Sinope, Paphlagonia in Northern Anatolia is on the southern shores of the Black Sea and it is still a city today in modern Turkey see map. This coin was issued in Sinope during the reign of Mithridates VI of Pontus, aka Mithriadates the Great, during the first century BC. Mithridates VI was born in Sinope around 135 BC to Mithridates V and Laodice VI. His father was poisoned in Sinope in 120 BC.


Attributing this AE20 coin isn't too challenging - ΣINΩΠHΣ, Zeus and an eagle make it pretty easy. "Recueil General Monnais Greques D'Asie Mineur" has a variant of this coin as "Sinope 59" with an AE monogram, without symbol, one of 4 variants listed. Coryssa has 2 (of 61 coins for "paphlagonia sinope eagle") and ACSearch has 1 (of 131 coins found with "sinope zeus eagle") with this particular monogram, no symbol combination. Other varieties are easier to find.

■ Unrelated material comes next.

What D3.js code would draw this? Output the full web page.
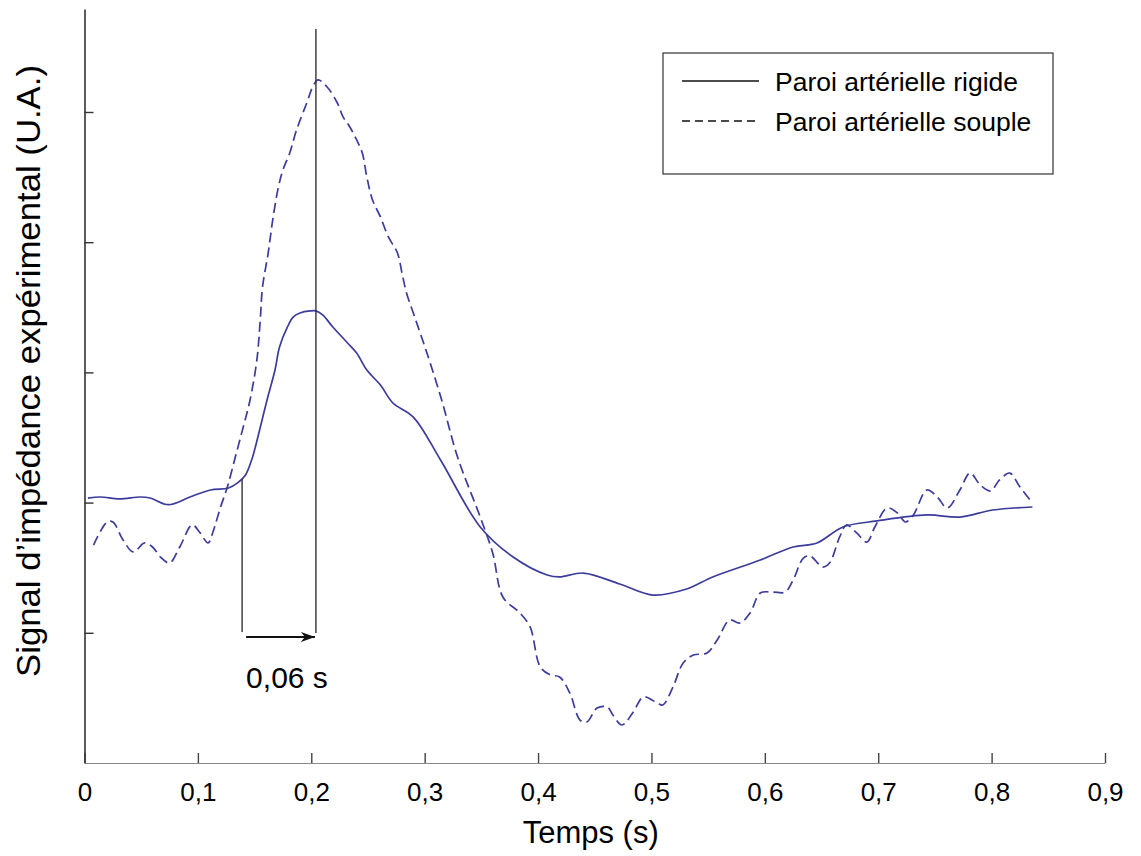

This coin appears to be from fairly fresh dies and very fine or better. More importantly, the coin fit my current interest in the coins and politics of the Roman republic during the time of Sulla, as a coin from the reign and birth place of Mithridates, who battled with Sulla in the Mithridatic Wars. Machiavelli describes Rome's encounters with Mithridates as "her empire in Asia was for a moment shaken" in his "Art of War". Paphlagonia was one of the territories that Mithridates agreed to relinquish in his treaty with Sulla (see Plutarch Life of Sulla 22).


Paphlagonia, Sinope, under Mithradates VI of Pontus, Circa 85-65 BC, Æ

Size: 18.5mm, 7.97g

Obv: Laureate head of Zeus right

Rev: ΣINΩΠHΣ, Eagle standing left, head right, on thunderbolt; AE monogram to left

Ref: Rec.Gen. 59 AE monogram w/o symbol


There is an interesting article in History Today on the changing representation by and perspective of historians on Mithradates VI over the years, by Andrienne Mayor author of the Poison King.